Эта мысль о сегодняшней России, увиденной на просторе исторических путей, неизменно присутствует в маленьких поэмах 1917-1919 годов, существуя в подтексте произведений воплощаясь на языке «символических вдохновений». Наиболее открыто (среди поэм трех революционных лет) она дает знать о себе в «Инонии», возникая на поверхности стиха именами – знаками отвергаемого прошлого: Китеж, Радонеж, Московия, воплощаясь в символическом образе плачущих «стен Кремля». И хотя поэму эту С.Есенин писал в ощущении, «что связь старым миром порвана» [150], — обратим внимание на то, что в первоначальном ее варианте возникал образ Петра как фигура, созвучная новому времени:
Колокольные над Русью клики —
Это плачут стены Кремля.
Ныне,
как Петр Великий,
Вздыбливаю тебя, земля!
В окончательном варианте «Инонии» этот образ отсутствует, — однако сам факт обращения С.Есенина к нему в ход работы над поэмой далеко не случаен. (Обратим внимание и на то – об этом речь пойдет позже, – что образ Петра возникает здесь как скрытая цитата из «Медного всадника».) Фигура Петра возникает и в поэме 1924 года «Песнь о великом походе» — более того, оказывается здесь в основании сюжета. И вот характерная подробность: в своем развитии от замысла и первоначальных вариантов до окончательного текста образ Петра в этой поэме «движется» в том же направлении, что и в «Инонии». Там, правда, образ этот в своем движении выпал за пределы произведения; теперь же, в работе над «Песнью о великом походе», он претерпевает принципиальные изменения. Задумывая поэму, С.Есенин видел в Петре историческую личность, родственную новой эпохе. Об этом вспоминал В.Эрлих, приводя слова С.Есенина, рассказывавшего ему о замысле новой поэмы: «Гвоздь в том, что я из Петра большевика сделаю! Не веришь? Ей-богу, сделаю!» [151]. Действительно, в первоначальном варианте (опубликованном в «Звезде», 1924, № 5), в заключительной части поэмы, описывающей революционный «Питерград», есть строки: «Бродит тень Петра / Да любуется, / На кумачный цвет / В наших улицах». В дальнейшем, дорабатывая текст поэмы, С.Есенин меняет вторую строку приведенного отрывка сначала на нейтральное «И дивуется», потом же, в окончательном варианте,— на «Грозно хмурится», откровенно противопоставляющее Петра новому времени [152]. Известно, что эта эволюция образа Петра осуществлялась не без влияния извне: не забыто, в частности, письмо И.Вардина, где он, предлагая С.Есенину внести в текст поэмы поправки, замечал: «Петр должен быть дураком, чтобы тень его могла “любоваться” “кумачовым цветом” улиц Ленинграда ». И далее — замечательная в своем роде реплика: «Блок испортил “Двенадцать” Христом, неужели Вы испортите Вашу прекрасную вещь Петром?»[153].

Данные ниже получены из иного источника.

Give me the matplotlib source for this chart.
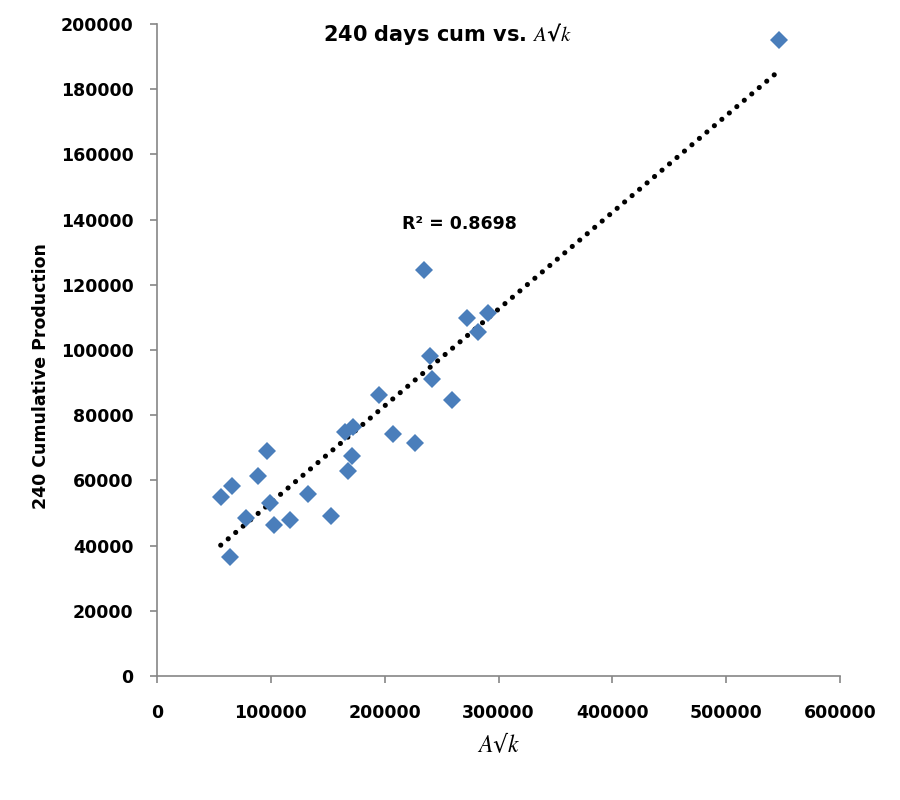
import numpy as np
import matplotlib
matplotlib.use("Agg")
import matplotlib.pyplot as plt

# A*sqrt(k) vs 240 day cumulative production
avk = [56000, 66000, 64000, 78000, 89000, 97000, 99500, 103000, 117000,
       133000, 153000, 165000, 168000, 171500, 172500, 195000, 207500,
       226500, 234500, 240000, 241500, 259500, 272500, 282000, 291000, 546500]
cum240 = [54900, 58300, 36500, 48500, 61400, 69000, 53100, 46300, 47900,
          55800, 49100, 74900, 62900, 67500, 76300, 86200, 74200,
          71500, 124500, 98200, 91100, 84700, 109800, 105500, 111400, 195100]
r2_text = "R² = 0.8698"

plt.rcParams['font.family'] = ['DejaVu Sans']
plt.rcParams['mathtext.fontset'] = 'stix'

fig = plt.figure(figsize=(9, 8), dpi=100)
ax = fig.add_axes([0.1744, 0.155, 0.759, 0.815])

x = np.array(avk)
y = np.array(cum240)
ax.plot(x, y, linestyle='none', marker='D', markersize=9.5,
        color='#4a7ebb', markeredgewidth=0, zorder=3)

# linear trendline
k, b = np.polyfit(x, y, 1)
xt = np.array([x.min(), x.max() * 0.994])
ax.plot(xt, k * xt + b, color='black', linewidth=3.7,
        linestyle=(0, (0.01, 1.9)), dash_capstyle='round', zorder=2)

ax.set_xlim(0, 600000)
ax.set_ylim(0, 200000)
ax.set_xticks(np.arange(0, 600001, 100000))
ax.set_yticks(np.arange(0, 200001, 20000))

for s in ['top', 'right']:
    ax.spines[s].set_visible(False)
for s in ['left', 'bottom']:
    ax.spines[s].set_color('#868686')
    ax.spines[s].set_linewidth(1.2)
ax.tick_params(axis='both', direction='out', length=5, width=1.2,
               color='#868686', labelsize=12.5, labelcolor='black')
ax.tick_params(axis='x', pad=15)
ax.tick_params(axis='y', pad=12)
for lab in ax.get_xticklabels() + ax.get_yticklabels():
    lab.set_fontweight('bold')

ax.set_ylabel('240 Cumulative Production', fontsize=12.5, fontweight='bold')
ax.yaxis.set_label_coords(-0.157, 0.46)
ax.set_xlabel('$A$√$k$', fontsize=17, labelpad=8)

ax.text(0.425, 0.985, '240 days cum vs. $A$√$k$', transform=ax.transAxes,
        ha='center', va='center', fontsize=15, fontweight='bold')
ax.text(266000, 138600, r2_text, ha='center', va='center',
        fontsize=12.5, fontweight='bold')

fig.savefig('out.png', dpi=100, facecolor='white')
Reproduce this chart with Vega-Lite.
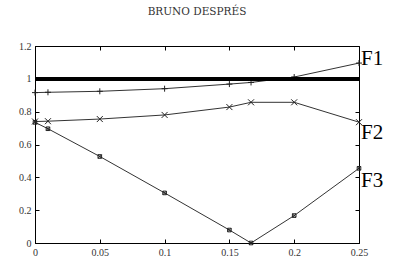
{
  "$schema": "https://vega.github.io/schema/vega-lite/v6.json",
  "width": 324,
  "height": 197,
  "autosize": "none",
  "padding": {"left": 35, "top": 46, "right": 34, "bottom": 19},
  "background": "white",
  "title": {"text": "BRUNO DESPRÉS", "font": "DejaVu Serif", "fontSize": 10.5, "fontWeight": "normal", "color": "#333", "anchor": "middle", "offset": 24},
  "config": {
    "view": {"stroke": "black", "strokeWidth": 1},
    "axis": {
      "grid": false,
      "domainColor": "black",
      "tickColor": "black",
      "tickSize": -4,
      "labelPadding": 8,
      "labelFlush": false,
      "labelOverlap": false,
      "labelFont": "Liberation Serif",
      "labelFontSize": 10,
      "labelColor": "#333",
      "title": null,
      "format": "~g"
    }
  },
  "resolve": {"axis": {"x": "independent", "y": "independent"}},
  "data": {"values": [
    {"series": "F1", "x": 0, "y": 0.916},
    {"series": "F1", "x": 0.01, "y": 0.918},
    {"series": "F1", "x": 0.05, "y": 0.924},
    {"series": "F1", "x": 0.1, "y": 0.94},
    {"series": "F1", "x": 0.15, "y": 0.968},
    {"series": "F1", "x": 0.1667, "y": 0.978},
    {"series": "F1", "x": 0.2, "y": 1.011},
    {"series": "F1", "x": 0.25, "y": 1.096},
    {"series": "F2", "x": 0, "y": 0.74},
    {"series": "F2", "x": 0.01, "y": 0.742},
    {"series": "F2", "x": 0.05, "y": 0.755},
    {"series": "F2", "x": 0.1, "y": 0.78},
    {"series": "F2", "x": 0.15, "y": 0.828},
    {"series": "F2", "x": 0.1667, "y": 0.857},
    {"series": "F2", "x": 0.2, "y": 0.857},
    {"series": "F2", "x": 0.25, "y": 0.736},
    {"series": "F3", "x": 0, "y": 0.735},
    {"series": "F3", "x": 0.01, "y": 0.696},
    {"series": "F3", "x": 0.05, "y": 0.527},
    {"series": "F3", "x": 0.1, "y": 0.305},
    {"series": "F3", "x": 0.15, "y": 0.079},
    {"series": "F3", "x": 0.1667, "y": 0.0},
    {"series": "F3", "x": 0.2, "y": 0.167},
    {"series": "F3", "x": 0.25, "y": 0.455}
  ]},
  "layer": [
    {
      "mark": {"type": "line", "color": "#333", "strokeWidth": 1},
      "encoding": {
        "x": {"field": "x", "type": "quantitative", "scale": {"domain": [0, 0.25], "nice": false}, "axis": {"orient": "bottom", "values": [0, 0.05, 0.1, 0.15, 0.2, 0.25]}},
        "y": {"field": "y", "type": "quantitative", "scale": {"domain": [0, 1.2], "nice": false}, "axis": {"orient": "left", "values": [0, 0.2, 0.4, 0.6, 0.8, 1, 1.2]}},
        "detail": {"field": "series"}
      }
    },
    {
      "mark": {"type": "point", "filled": false, "color": "#222", "strokeWidth": 1, "size": 36, "opacity": 1},
      "encoding": {
        "x": {"field": "x", "type": "quantitative", "axis": {"orient": "top", "labels": false, "domain": false, "values": [0, 0.05, 0.1, 0.15, 0.2, 0.25]}},
        "y": {"field": "y", "type": "quantitative", "axis": {"orient": "right", "labels": false, "domain": false, "values": [0, 0.2, 0.4, 0.6, 0.8, 1, 1.2]}},
        "shape": {"field": "series", "type": "nominal", "scale": {"domain": ["F1", "F2", "F3"], "range": ["M-1,0H1M0,-1V1", "M-1,-1L1,1M-1,1L1,-1", "M-0.6,-0.6H0.6V0.6H-0.6ZM-0.6,-0.6L0.6,0.6M-0.6,0.6L0.6,-0.6"]}, "legend": null}
      }
    },
    {
      "mark": {"type": "rule", "color": "black", "strokeWidth": 3},
      "encoding": {"y": {"datum": 1, "type": "quantitative", "axis": null}}
    },
    {
      "data": {"values": [
        {"label": "F1", "x": 0.25, "y": 1.12},
        {"label": "F2", "x": 0.25, "y": 0.67},
        {"label": "F3", "x": 0.25, "y": 0.38}
      ]},
      "mark": {"type": "text", "font": "Liberation Serif", "fontSize": 21, "align": "left", "baseline": "middle", "dx": 2, "color": "black"},
      "encoding": {
        "x": {"field": "x", "type": "quantitative", "axis": null},
        "y": {"field": "y", "type": "quantitative", "axis": null},
        "text": {"field": "label"}
      }
    }
  ]
}
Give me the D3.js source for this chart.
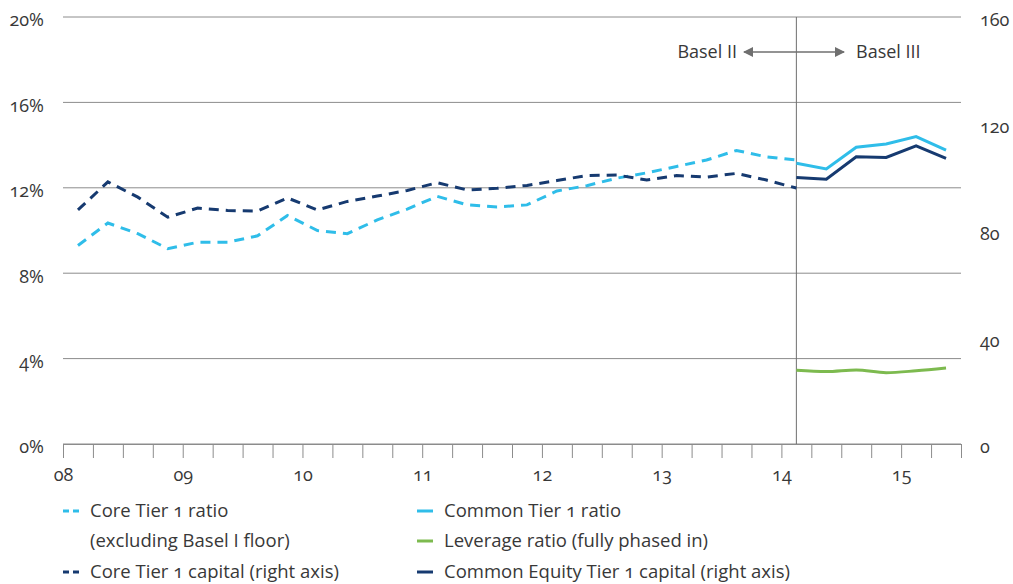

Конечно, эволюция образа Петра в поэме заслуживает серьезного внимания, тем более что она не может быть объяснена только воздействием извне: окончательный, третий вариант процитированных строк был найден поэтом самостоятельно, в ходе подготовки текста для публикации в «Заре Востока» [154]. И все же, при всей принципиальной значимости изменений в смысловой структуре образа, поэма в конечном счете осталась «испорчена» — если воспользоваться выражением И. Вардина — Петром. Ведь как бы ни менялся внутренний смысл образа Петра, сама фигура царя — основателя города была сохранена в тексте поэмы, оставаясь одним из временных, исторических полюсов повествования.